Hugo: Schedule site rebuilds on Netlify with GitLab CI

Date: 2020-02-10 | hugo | netlify | gitlab | cicd |

problem

My sites are built with Hugo and run on Netlify. I write a lot of posts (in 2019, I wrote 66) but I like to spread them out so that they don't all drop at once. To do this I use the date field on my content to schedule publish at a future date. However, Hugo only re-publishes on rebuild so in order for that scheduled content to go out, I need my site to rebuild on a recurring schedule otherwise my content won't be published until the next time I push to my repo which could be days.

Because I host my repos on GitLab, how can I use the built-in GitLab CI to schedule rebuilds on Netlify?

solution

GitLab CI is full featured, so making this happen won't be a problem - I used to use GitLab CI to build and publish my containers when I ran my sites on Kubernetes. Netlify also makes publishing super easy with their publish web hooks, we just need to make sure we keep that hook secret so that bad actors don't DOS (or perhaps worse rack up a large bill) for our accounts.

I'll paste the code I use to push my code to Netlify from GitLab CI below and walk through what's going on and additional steps you'll need to take to get it working for you.

This is my project's .gitlab-ci.yml - it must live in the root of your repo for GitLab to use it and basically it tells GitLab CI what you want it to do.

image: docker:stable
services:
  - docker:dind

stages:
  - deploy

deploy_site:
  stage: deploy
  before_script:
    - apk add --update curl && rm -rf /var/cache/apk/*
  script:
    - curl -X POST -d '{}' $NETLIFY_BUILD_WEBHOOK
  only:
    - schedules 

From top to bottom, this says:

  • use a docker:stable image to run this GitLab CI pipeline
  • also install the optional docker:dind service - this gives us access to curl later on
  • in this pipeline, the stage we want to run is deploy - for more advanced pipelines, there could be multiple stages with multiple steps in each, but this one is v simple so only needs one stage with one step
  • define the deploy_site step
    • it's a part of the deploystage
    • before we run this step, we want to install curl
    • the step then uses curl to HTTP post an empty blob to our Netlify web hook which will tell Netlify to rebuild our site - note that we use a GitLab CI variable here so that we can keep that secret out of our code and away from the prying eyes of bad actors
    • finally we say only do this step when this pipeline is run from schedules - we do this because Netlify has built-in push webhooks, so running this on things other than schedules would result in duplicate builds which is suboptimal

You can plop this in your repo and we're almost ready to go. The last things we need to do are set your $NETLIFY_BUILD_WEBHOOK so our pipeline knows what url to post to and create a cron job (a job that runs on a schedule) to run our pipeline as often as we want.

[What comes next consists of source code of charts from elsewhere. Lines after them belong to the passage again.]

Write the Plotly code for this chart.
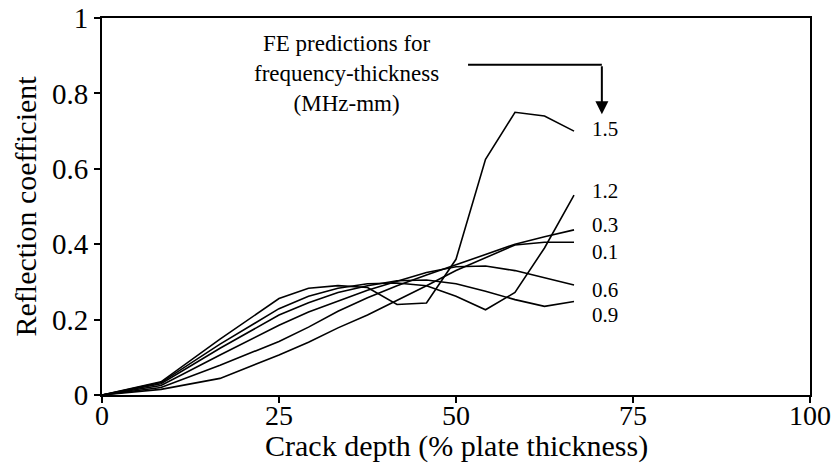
import plotly.graph_objects as go

# Crack depth (% plate thickness)
depth = [0, 8.33, 16.67, 25, 29.17, 33.33, 37.5, 41.67, 45.83, 50, 54.17, 58.33, 62.5, 66.67]

# Reflection coefficient for each frequency-thickness (MHz-mm)
r_1_5 = [0, 0.035, 0.148, 0.256, 0.283, 0.290, 0.285, 0.240, 0.244, 0.360, 0.625, 0.750, 0.740, 0.700]
r_1_2 = [0, 0.033, 0.135, 0.229, 0.262, 0.283, 0.295, 0.297, 0.290, 0.262, 0.226, 0.272, 0.390, 0.530]
r_0_9 = [0, 0.030, 0.124, 0.212, 0.245, 0.272, 0.290, 0.303, 0.305, 0.295, 0.275, 0.253, 0.235, 0.248]
r_0_6 = [0, 0.025, 0.106, 0.185, 0.220, 0.250, 0.278, 0.302, 0.325, 0.340, 0.342, 0.330, 0.312, 0.292]
r_0_3 = [0, 0.020, 0.079, 0.142, 0.180, 0.222, 0.258, 0.290, 0.318, 0.345, 0.372, 0.400, 0.420, 0.438]
r_0_1 = [0, 0.015, 0.044, 0.106, 0.140, 0.178, 0.212, 0.250, 0.290, 0.330, 0.365, 0.398, 0.405, 0.405]

series = [("1.5", r_1_5, 0.705), ("1.2", r_1_2, 0.540), ("0.3", r_0_3, 0.450),
          ("0.1", r_0_1, 0.380), ("0.6", r_0_6, 0.278), ("0.9", r_0_9, 0.212)]

x_ticks = [0, 25, 50, 75, 100]
y_ticks = [0, 0.2, 0.4, 0.6, 0.8, 1]
y_tick_text = ["0", "0.2", "0.4", "0.6", "0.8", "1"]

FONT = "Liberation Serif, Times New Roman, serif"

fig = go.Figure()
for name, vals, _ in series:
    fig.add_trace(go.Scatter(x=depth, y=vals, mode="lines", name=name,
                             line=dict(color="black", width=1.6), showlegend=False))

annotations = []
for name, vals, ly in series:
    annotations.append(dict(x=68.9, y=ly, xref="x", yref="y", text=name, showarrow=False,
                            xanchor="left", yanchor="middle",
                            font=dict(family=FONT, size=21, color="black")))

annotations.append(dict(x=34.6, y=0.853, xref="x", yref="y",
                        text="FE predictions for<br>frequency-thickness<br>(MHz-mm)",
                        showarrow=False, xanchor="center", yanchor="middle", align="center",
                        font=dict(family=FONT, size=23, color="black")))

# pointer arrow
annotations.append(dict(x=70.6, y=0.745, ax=70.6, ay=0.876, xref="x", yref="y",
                        axref="x", ayref="y", text="", showarrow=True,
                        arrowhead=2, arrowsize=1.3, arrowwidth=2, arrowcolor="black"))

# axis titles
annotations.append(dict(x=0.5, y=0, xref="paper", yref="paper", yshift=-51,
                        text="Crack depth (% plate thickness)", showarrow=False,
                        xanchor="center", yanchor="middle",
                        font=dict(family=FONT, size=30, color="black")))
annotations.append(dict(x=0, y=0.5, xref="paper", yref="paper", xshift=-77,
                        text="Reflection coefficient", showarrow=False, textangle=-90,
                        xanchor="center", yanchor="middle",
                        font=dict(family=FONT, size=30, color="black")))

shapes = [dict(type="line", xref="x", yref="y", x0=51.7, y0=0.876, x1=70.6, y1=0.876,
               line=dict(color="black", width=2))]

fig.update_layout(
    width=834, height=464,
    margin=dict(l=102, r=24, t=18, b=69),
    paper_bgcolor="white", plot_bgcolor="white",
    font=dict(family=FONT, color="black", size=29),
    annotations=annotations, shapes=shapes,
    xaxis=dict(range=[0, 100], tickvals=x_ticks, showgrid=False, zeroline=False,
               automargin=False, ticklabelstandoff=-12,
               showline=True, mirror=True, linecolor="black", linewidth=2,
               ticks="outside", ticklen=6, tickwidth=2, tickcolor="black",
               tickfont=dict(family=FONT, size=28, color="black")),
    yaxis=dict(range=[0, 1], tickvals=y_ticks, ticktext=y_tick_text, showgrid=False,
               automargin=False,
               zeroline=False, showline=True, mirror=True, linecolor="black", linewidth=2,
               ticks="outside", ticklen=6, tickwidth=2, tickcolor="black",
               tickfont=dict(family=FONT, size=29, color="black")),
)

fig.write_html("out.html")
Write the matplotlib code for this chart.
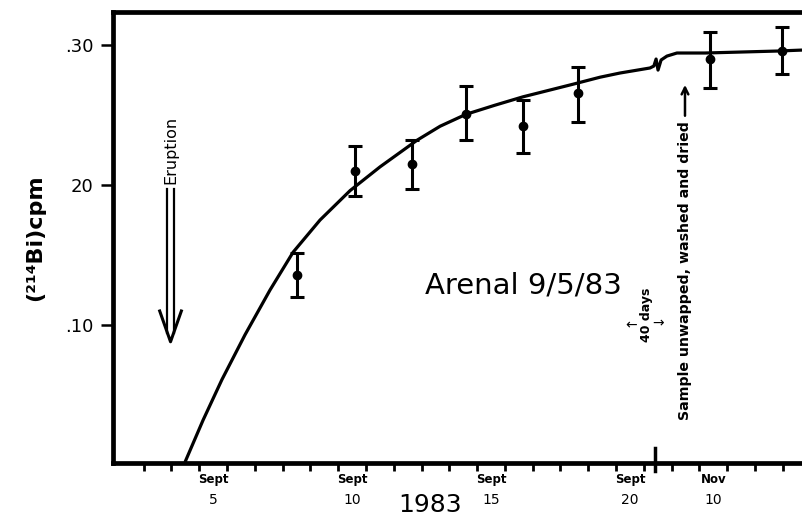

setting $NETLIFY_BUILD_WEBHOOK

To set your $NETLIFY_BUILD_WEBHOOK variable:

First find your webhook on Netlify.

  • Go to your Netlify project for your repo
  • Go to Deploys > Deploy Settings
  • Find the Build Hooks section
  • the url there is your build hook!

Now we need to set your variable in your GitLab repo

  • Go to your GitLab repo
  • Go to Settings > CI/CD
  • Find the variables section and click expand
  • Create a new variable filling in like so
    • Type: variable
    • key: NETLIFY_BUILD_WEBHOOK
    • value: The url you found in the previous step
    • State: protected - we want to protect this because bad actors could use it to do mean things
  • click Save variable at the bottom

creating a cron job / scheduling your pipeline to run

Okay now we have our pipeline all set up but we need something to actually call it. We'll run our pipeline on a schedule using GitLab CI's built-in cron scheduler. To do so:

  • Go to your GitLab repo
  • Go to CI / CD > Schedules
  • Click New Schedule
  • Write a description for your schedule (I named mine Scheduled deploy)
  • in Interval Pattern select a default pattern or create your own using Cron Syntax - there's a link there for cron syntax so I wont' explain it here
    • A note: Netlify does have limits on number of build minutes you can use before they charge you. While your site probably doesn't take that long to build, you do want to make sure you don't choose rebuilding every minute as that could easily set you over the allotted build minutes and either cost you serious money or prevent you from rebuilding your site til the cycle resets. I put my builds to happen twice a day (every 12 hours) as it balances building when new content might be available with not blowing my build budget but you should choose what works for you.
  • Save!

That's it, you now have scheduled builds on Netlify using GitLab CI!